------ Records for this exercise ------
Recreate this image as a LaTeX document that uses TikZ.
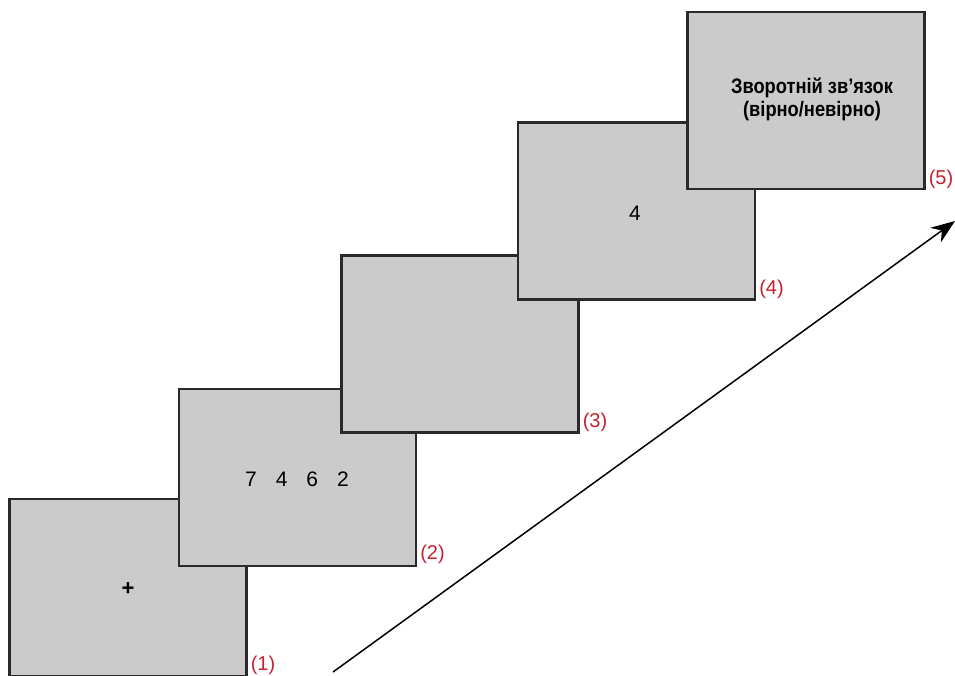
\documentclass[tikz,border=0pt]{standalone}
\usepackage{fontspec}
\setmainfont{Liberation Sans}
\usetikzlibrary{arrows.meta}
\definecolor{boxfill}{HTML}{CBCBCB}
\definecolor{boxline}{HTML}{2A2A2A}
\definecolor{lblred}{HTML}{C4222F}
\tikzset{
  screen/.style={draw=boxline, line width=2.1pt, fill=boxfill, minimum width=237pt, minimum height=177pt, inner sep=0pt, anchor=center},
  numlbl/.style={text=lblred, font=\fontsize{20}{20}\selectfont, inner sep=0pt, anchor=south west},
  bigtxt/.style={font=\fontsize{21}{21}\selectfont, inner sep=0pt},
}
\begin{document}
\begin{tikzpicture}[x=1pt,y=-1pt]
\useasboundingbox (0,0) rectangle (955,675);
\node[screen] (b1) at (128,587.5) {};
\node[screen] (b2) at (297.5,477.5) {};
\node[screen] (b3) at (460,344) {};
\node[screen] (b4) at (636.5,211) {};
\node[screen] (b5) at (806,100.5) {};
\node[bigtxt, font=\fontsize{22}{22}\bfseries\selectfont] (t1) at (128,589) {+};
\node[bigtxt] (t2) at (297,479) {7\hspace{19pt}4\hspace{19pt}6\hspace{19pt}2};
\node[bigtxt] (t4) at (635,213) {4};
\node[inner sep=0pt, align=center, font=\fontsize{21}{23}\bfseries\selectfont] (t5) at (812,99) {\scalebox{0.87}[1]{Зворотній звʼязок}\\\scalebox{0.87}[1]{(вірно/невірно)}};
\node[numlbl, xshift=3pt, yshift=2pt] (l1) at (b1.south east) {(1)};
\node[numlbl, xshift=3pt, yshift=3pt] (l2) at (b2.south east) {(2)};
\node[numlbl, xshift=3pt, yshift=2pt] (l3) at (b3.south east) {(3)};
\node[numlbl, xshift=3pt, yshift=2pt] (l4) at (b4.south east) {(4)};
\node[numlbl, xshift=3pt, yshift=1pt] (l5) at (b5.south east) {(5)};
\coordinate (a0) at (333,672);
\coordinate (a1) at (955,221);
\draw[line width=1.5pt, -{Stealth[length=24pt,width=18pt]}] (a0) -- (a1);
\end{tikzpicture}
\end{document}
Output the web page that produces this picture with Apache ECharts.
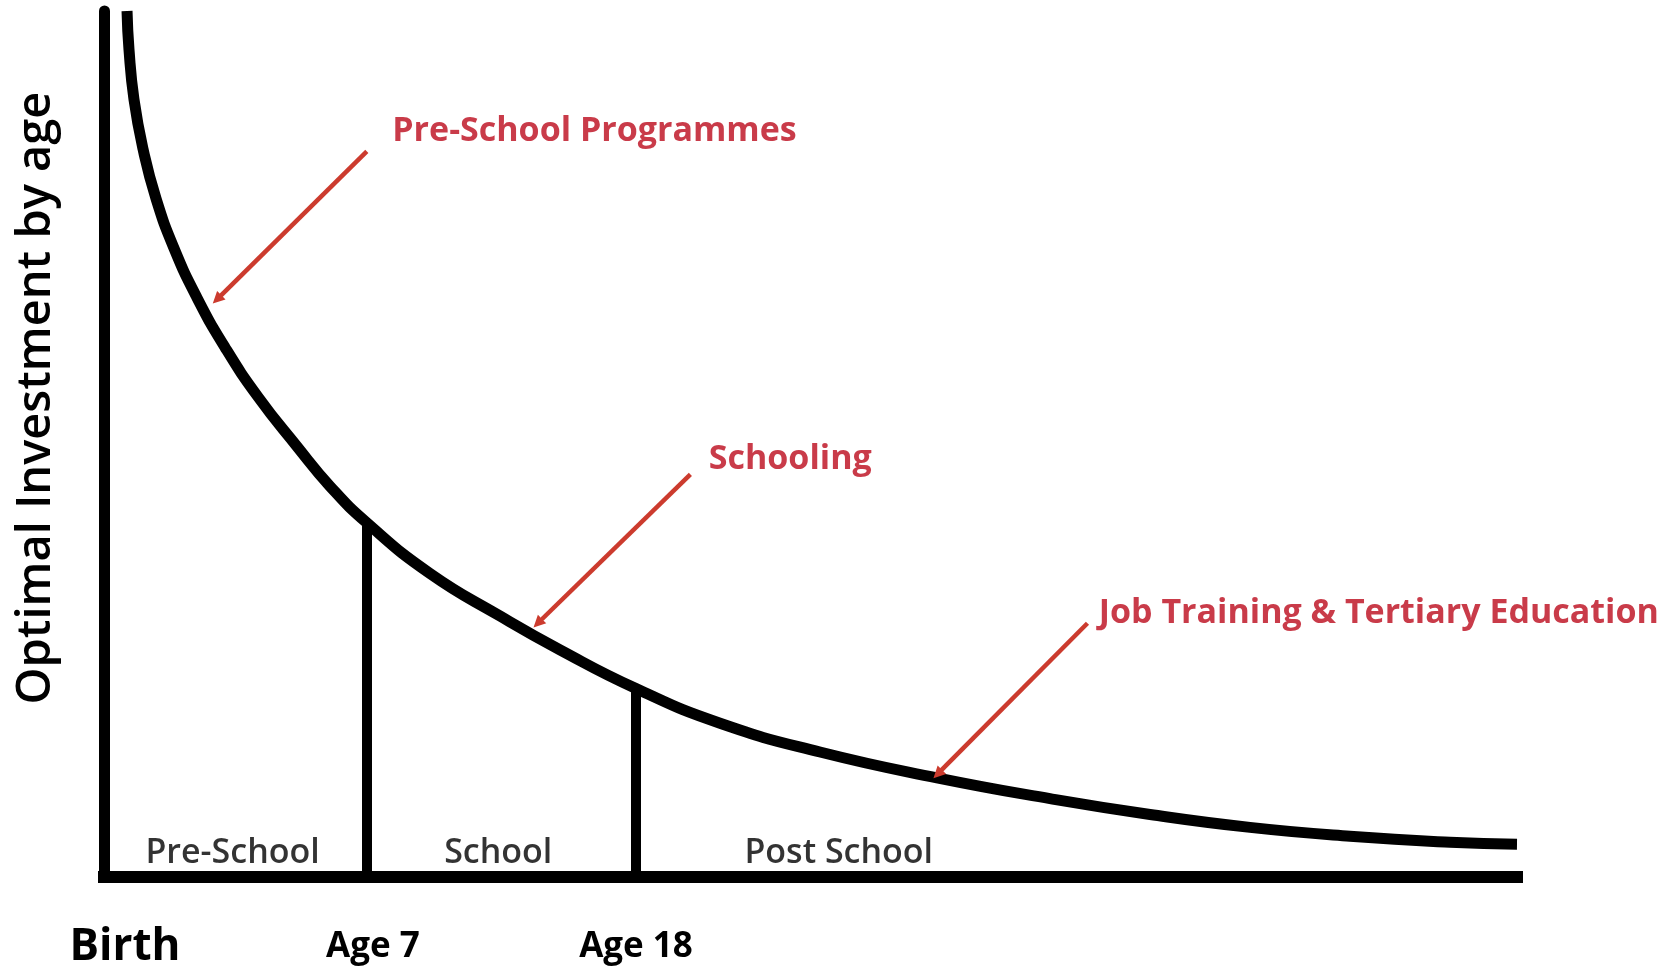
<!DOCTYPE html>
<html>
<head>
<meta charset="utf-8">
<script src="https://cdn.jsdelivr.net/npm/echarts@6/dist/echarts.min.js"></script>
<style>
  html, body { margin: 0; padding: 0; background: #ffffff; }
  #chart { width: 1670px; height: 969px; }
</style>
</head>
<body>
<div id="chart"></div>
<script>
// ---- data (x = relative position along the age axis, 0-100; y = relative optimal investment, 0-100) ----
const curveX = [1.63, 1.77, 2.12, 2.76, 3.68, 4.95, 6.58, 8.56, 10.90, 13.66, 15.99, 18.61, 23.07, 28.03, 32.27, 37.65, 43.60, 50.67, 58.95, 66.95, 74.03, 81.10, 88.18, 95.26, 100];
const curveY = [100, 95.53, 89.81, 84.08, 78.35, 72.62, 66.90, 61.17, 55.44, 49.71, 45.13, 40.89, 35.05, 30.13, 26.23, 21.76, 17.75, 14.43, 11.45, 9.05, 7.22, 5.73, 4.70, 4.01, 3.78];

const tickValues = [0, 18.61, 37.65];
const tickLabels = ['Birth', 'Age 7', 'Age 18'];

const boundaryX = [18.61, 37.65];
const boundaryTop = [40.89, 21.76];

const stageNames = ['Pre-School', 'School', 'Post School'];
const stageX = [9.1, 27.9, 52.0];
const stageY = [2.7, 2.7, 2.7];

const annoText = ['Pre-School Programmes', 'Schooling', 'Job Training & Tertiary Education'];
const annoAnchor = [[20.4, 86.1], [42.8, 48.2], [70.4, 30.5]];
const arrowFrom = [[18.6, 83.8], [41.5, 46.5], [69.6, 29.3]];
const arrowTo = [[8.0, 66.7], [30.7, 29.3], [59.0, 11.9]];

const yTitle = 'Optimal Investment by age';

// ---- chart ----
const FONT = '"Open Sans", "Noto Sans", "DejaVu Sans", sans-serif';
const RED_TEXT = '#bb0a1c';
const RED_ARROW = '#cc3b2e';
const chevron = 'path://M11,0 L22,11 L15,11 L11,7 L7,11 L0,11 Z';

const chart = echarts.init(document.getElementById('chart'), null, { renderer: 'canvas' });

const labelRich = {
  b: { fontSize: 44, fontWeight: 'bold', color: '#000', fontFamily: FONT, padding: [0, 0, 0, 42], lineHeight: 56 },
  a7: { fontSize: 35, fontWeight: 'bold', color: '#000', fontFamily: FONT, padding: [0, 0, 0, 12], lineHeight: 56 },
  a: { fontSize: 35, fontWeight: 'bold', color: '#000', fontFamily: FONT, lineHeight: 56 }
};
const richKey = ['b', 'a7', 'a'];

chart.setOption({
  animation: false,
  backgroundColor: '#ffffff',
  grid: { left: 104, right: 153, top: 11, bottom: 85, containLabel: false },
  xAxis: {
    type: 'value', min: 0, max: 100,
    splitLine: { show: false },
    axisTick: { show: false },
    axisLine: { show: true, lineStyle: { color: '#000', width: 12, cap: 'square' } },
    axisLabel: {
      show: true,
      customValues: tickValues,
      margin: 70,
      verticalAlign: 'middle',
      formatter: function (v) {
        let i = tickValues.findIndex(t => Math.abs(t - v) < 1e-6);
        if (i < 0) return '';
        return '{' + richKey[i] + '|' + tickLabels[i] + '}';
      },
      rich: labelRich
    }
  },
  yAxis: {
    type: 'value', min: 0, max: 100,
    splitLine: { show: false },
    axisTick: { show: false },
    axisLabel: { show: false },
    axisLine: { show: true, lineStyle: { color: '#000', width: 11 } },
    name: yTitle,
    nameLocation: 'middle',
    nameRotate: 90,
    nameGap: 44,
    nameTextStyle: { fontSize: 47, fontFamily: FONT, color: '#000', fontWeight: 600, padding: [0, 0, 0, 92] }
  },
  series: [
    {
      name: 'Optimal investment',
      type: 'line',
      data: curveX.map((x, i) => [x, curveY[i]]),
      smooth: 0.5,
      symbol: 'none',
      clip: false,
      lineStyle: { color: '#000', width: 11 },
      z: 3
    },
    {
      name: 'Stage boundaries',
      type: 'lines',
      coordinateSystem: 'cartesian2d',
      data: boundaryX.map((x, i) => ({ coords: [[x, 0], [x, boundaryTop[i]]] })),
      lineStyle: { color: '#000', width: 10, opacity: 1 },
      symbol: ['none', 'none'],
      z: 2
    },
    {
      name: 'Arrows',
      type: 'lines',
      coordinateSystem: 'cartesian2d',
      data: arrowFrom.map((p, i) => ({ coords: [p, arrowTo[i]] })),
      lineStyle: { color: RED_ARROW, width: 4.5, opacity: 1 },
      symbol: ['none', chevron],
      symbolSize: [22, 12],
      itemStyle: { color: RED_ARROW },
      z: 4
    },
    {
      name: 'Stage names',
      type: 'scatter',
      data: stageNames.map((n, i) => ({ name: n, value: [stageX[i], stageY[i]] })),
      symbolSize: 0,
      silent: true,
      label: {
        show: true, position: [0, 0], align: 'center', verticalAlign: 'middle',
        formatter: '{b}', fontSize: 34, fontWeight: 600, fontFamily: FONT, color: '#000'
      },
      z: 5
    },
    {
      name: 'Annotations',
      type: 'scatter',
      data: annoText.map((n, i) => ({ name: n, value: annoAnchor[i] })),
      symbolSize: 0,
      silent: true,
      label: {
        show: true, position: [0, 0], align: 'left', verticalAlign: 'middle',
        formatter: '{b}', fontSize: 34, fontWeight: 'bold', fontFamily: FONT, color: RED_TEXT
      },
      z: 5
    }
  ]
});
</script>
</body>
</html>
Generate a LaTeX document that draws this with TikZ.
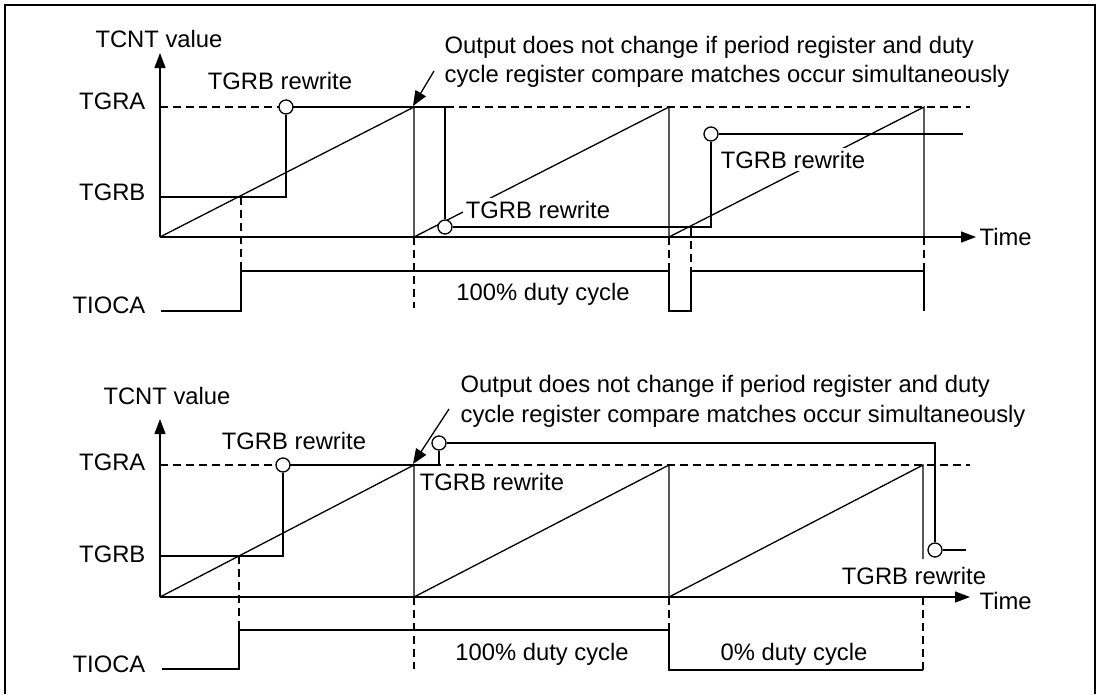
------
*Short task*: Above are the records. Print exactly the lines from the one containing "Output the web" to the one containing "const stageY = [2.7, 2.7, 2.7];", both included, and nothing else; pictures are excluded.

*Correct result*:
Output the web page that produces this picture with Apache ECharts.
<!DOCTYPE html>
<html>
<head>
<meta charset="utf-8">
<script src="https://cdn.jsdelivr.net/npm/echarts@6/dist/echarts.min.js"></script>
<style>
  html, body { margin: 0; padding: 0; background: #ffffff; }
  #chart { width: 1670px; height: 969px; }
</style>
</head>
<body>
<div id="chart"></div>
<script>
// ---- data (x = relative position along the age axis, 0-100; y = relative optimal investment, 0-100) ----
const curveX = [1.63, 1.77, 2.12, 2.76, 3.68, 4.95, 6.58, 8.56, 10.90, 13.66, 15.99, 18.61, 23.07, 28.03, 32.27, 37.65, 43.60, 50.67, 58.95, 66.95, 74.03, 81.10, 88.18, 95.26, 100];
const curveY = [100, 95.53, 89.81, 84.08, 78.35, 72.62, 66.90, 61.17, 55.44, 49.71, 45.13, 40.89, 35.05, 30.13, 26.23, 21.76, 17.75, 14.43, 11.45, 9.05, 7.22, 5.73, 4.70, 4.01, 3.78];

const tickValues = [0, 18.61, 37.65];
const tickLabels = ['Birth', 'Age 7', 'Age 18'];

const boundaryX = [18.61, 37.65];
const boundaryTop = [40.89, 21.76];

const stageNames = ['Pre-School', 'School', 'Post School'];
const stageX = [9.1, 27.9, 52.0];
const stageY = [2.7, 2.7, 2.7];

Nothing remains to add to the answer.